Data section:

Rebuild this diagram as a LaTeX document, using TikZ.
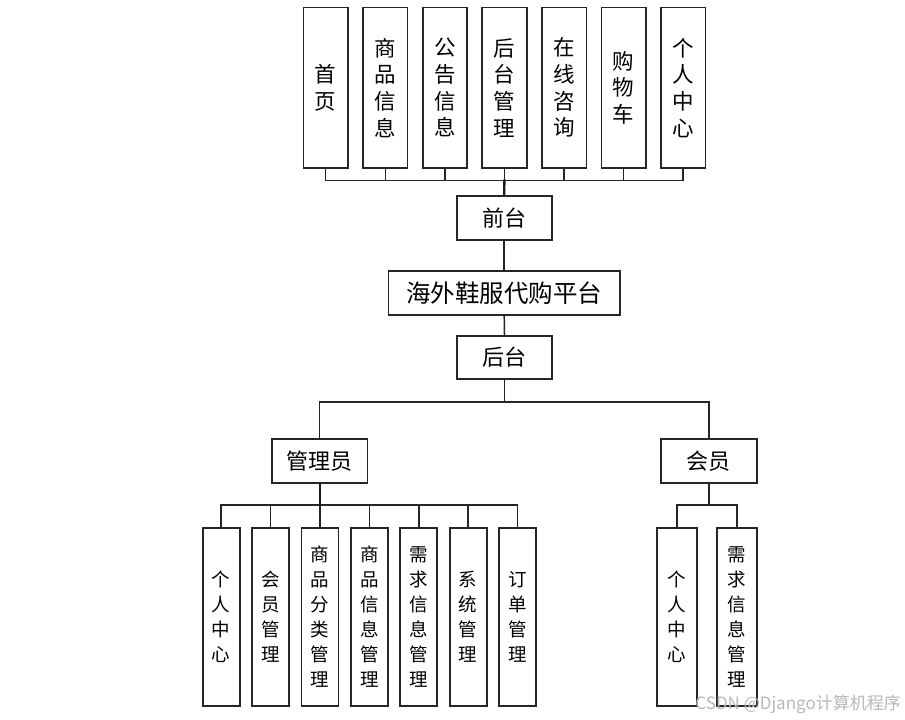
\documentclass[tikz,border=0pt]{standalone}
\usepackage{fontspec}
\newfontfamily\cjk{Noto Sans CJK SC}
\begin{document}
\begin{tikzpicture}[x=1pt,y=-1pt,
  box/.style={draw=black!85,line width=1.7pt,fill=white,inner sep=0pt,align=center},
  topbox/.style={box,minimum width=44.5pt,minimum height=160.7pt,font=\cjk\fontsize{21.5}{26.7}\selectfont},
  botbox/.style={box,minimum width=37pt,minimum height=178.3pt,font=\cjk\fontsize{18.5}{25}\selectfont},
  hbox/.style={box,minimum height=44pt,font=\cjk\fontsize{22}{24}\selectfont},
  link/.style={draw=black!85,line width=1.5pt},
  trunk/.style={draw=black!90,line width=2.2pt}]
\useasboundingbox (0,0) rectangle (905,720);
% top boxes
\node[topbox] (t1) at (325.7,87.7) {首\\页};
\node[topbox] (t2) at (385.3,87.7) {商\\品\\信\\息};
\node[topbox] (t3) at (444.9,87.7) {公\\告\\信\\息};
\node[topbox] (t4) at (504.5,87.7) {后\\台\\管\\理};
\node[topbox] (t5) at (564.1,87.7) {在\\线\\咨\\询};
\node[topbox] (t6) at (623.7,87.7) {购\\物\\车};
\node[topbox] (t7) at (683.2,87.7) {个\\人\\中\\心};
% middle
\node[hbox,minimum width=95pt] (qt) at (504.2,218) {前台};
\node[hbox,minimum width=231.7pt,font=\cjk\fontsize{24.5}{26}\selectfont] (pt) at (504.2,292.8) {海外鞋服代购平台};
\node[hbox,minimum width=95.6pt,minimum height=43pt] (ht) at (504.5,357.2) {后台};
\node[hbox,minimum width=95.3pt] (gl) at (319.7,461.3) {管理员};
\node[hbox,minimum width=95.7pt] (hy) at (708.8,461.3) {会员};
% bottom left
\node[botbox] (b1) at (221.2,616.8) {个\\人\\中\\心};
\node[botbox] (b2) at (270.5,616.8) {会\\员\\管\\理};
\node[botbox] (b3) at (320.0,616.8) {商\\品\\分\\类\\管\\理};
\node[botbox] (b4) at (369.4,616.8) {商\\品\\信\\息\\管\\理};
\node[botbox] (b5) at (418.8,616.8) {需\\求\\信\\息\\管\\理};
\node[botbox] (b6) at (468.2,616.8) {系\\统\\管\\理};
\node[botbox] (b7) at (517.6,616.8) {订\\单\\管\\理};
% bottom right
\node[botbox,minimum width=39.4pt] (r1) at (677.0,616.8) {个\\人\\中\\心};
\node[botbox,minimum width=39.4pt] (r2) at (737.0,616.8) {需\\求\\信\\息\\管\\理};
% connectors top
\foreach \n in {t1,t2,t3,t4,t5,t6,t7}
  \draw[link] (\n.south) -- ++(0,11.6) -| (qt.north);
\draw[trunk] (t4.south |- 0,179.3) -- (qt.north);
\draw[link] (qt.south) -- (pt.north);
\draw[link] (pt.south) -- (ht.north);
\draw[link] (ht.south) -- ++(0,22.5) -| (gl.north);
\draw[link] (ht.south) -- ++(0,22.5) -| (hy.north);
\foreach \n in {b1,b2,b3,b4,b5,b6,b7}
  \draw[link] (\n.north) -- ++(0,-22) -| (gl.south);
\draw[trunk] (gl.south) -- ++(0,22.4);
\foreach \n in {r1,r2}
  \draw[link] (\n.north) -- ++(0,-22) -| (hy.south);
% watermark
\node[text=black!28,font=\cjk\fontsize{17}{19}\selectfont,anchor=east,inner sep=0pt] (wm) at (901,704) {CSDN @Django计算机程序};
\end{tikzpicture}
\end{document}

Exercise goal:
Exactly as written, return every line of the listing, but not the pictures.

Solution:
Rebuild this diagram as a LaTeX document, using TikZ.
\documentclass[tikz,border=0pt]{standalone}
\usepackage{fontspec}
\newfontfamily\cjk{Noto Sans CJK SC}
\begin{document}
\begin{tikzpicture}[x=1pt,y=-1pt,
  box/.style={draw=black!85,line width=1.7pt,fill=white,inner sep=0pt,align=center},
  topbox/.style={box,minimum width=44.5pt,minimum height=160.7pt,font=\cjk\fontsize{21.5}{26.7}\selectfont},
  botbox/.style={box,minimum width=37pt,minimum height=178.3pt,font=\cjk\fontsize{18.5}{25}\selectfont},
  hbox/.style={box,minimum height=44pt,font=\cjk\fontsize{22}{24}\selectfont},
  link/.style={draw=black!85,line width=1.5pt},
  trunk/.style={draw=black!90,line width=2.2pt}]
\useasboundingbox (0,0) rectangle (905,720);
% top boxes
\node[topbox] (t1) at (325.7,87.7) {首\\页};
\node[topbox] (t2) at (385.3,87.7) {商\\品\\信\\息};
\node[topbox] (t3) at (444.9,87.7) {公\\告\\信\\息};
\node[topbox] (t4) at (504.5,87.7) {后\\台\\管\\理};
\node[topbox] (t5) at (564.1,87.7) {在\\线\\咨\\询};
\node[topbox] (t6) at (623.7,87.7) {购\\物\\车};
\node[topbox] (t7) at (683.2,87.7) {个\\人\\中\\心};
% middle
\node[hbox,minimum width=95pt] (qt) at (504.2,218) {前台};
\node[hbox,minimum width=231.7pt,font=\cjk\fontsize{24.5}{26}\selectfont] (pt) at (504.2,292.8) {海外鞋服代购平台};
\node[hbox,minimum width=95.6pt,minimum height=43pt] (ht) at (504.5,357.2) {后台};
\node[hbox,minimum width=95.3pt] (gl) at (319.7,461.3) {管理员};
\node[hbox,minimum width=95.7pt] (hy) at (708.8,461.3) {会员};
% bottom left
\node[botbox] (b1) at (221.2,616.8) {个\\人\\中\\心};
\node[botbox] (b2) at (270.5,616.8) {会\\员\\管\\理};
\node[botbox] (b3) at (320.0,616.8) {商\\品\\分\\类\\管\\理};
\node[botbox] (b4) at (369.4,616.8) {商\\品\\信\\息\\管\\理};
\node[botbox] (b5) at (418.8,616.8) {需\\求\\信\\息\\管\\理};
\node[botbox] (b6) at (468.2,616.8) {系\\统\\管\\理};
\node[botbox] (b7) at (517.6,616.8) {订\\单\\管\\理};
% bottom right
\node[botbox,minimum width=39.4pt] (r1) at (677.0,616.8) {个\\人\\中\\心};
\node[botbox,minimum width=39.4pt] (r2) at (737.0,616.8) {需\\求\\信\\息\\管\\理};
% connectors top
\foreach \n in {t1,t2,t3,t4,t5,t6,t7}
  \draw[link] (\n.south) -- ++(0,11.6) -| (qt.north);
\draw[trunk] (t4.south |- 0,179.3) -- (qt.north);
\draw[link] (qt.south) -- (pt.north);
\draw[link] (pt.south) -- (ht.north);
\draw[link] (ht.south) -- ++(0,22.5) -| (gl.north);
\draw[link] (ht.south) -- ++(0,22.5) -| (hy.north);
\foreach \n in {b1,b2,b3,b4,b5,b6,b7}
  \draw[link] (\n.north) -- ++(0,-22) -| (gl.south);
\draw[trunk] (gl.south) -- ++(0,22.4);
\foreach \n in {r1,r2}
  \draw[link] (\n.north) -- ++(0,-22) -| (hy.south);
% watermark
\node[text=black!28,font=\cjk\fontsize{17}{19}\selectfont,anchor=east,inner sep=0pt] (wm) at (901,704) {CSDN @Django计算机程序};
\end{tikzpicture}
\end{document}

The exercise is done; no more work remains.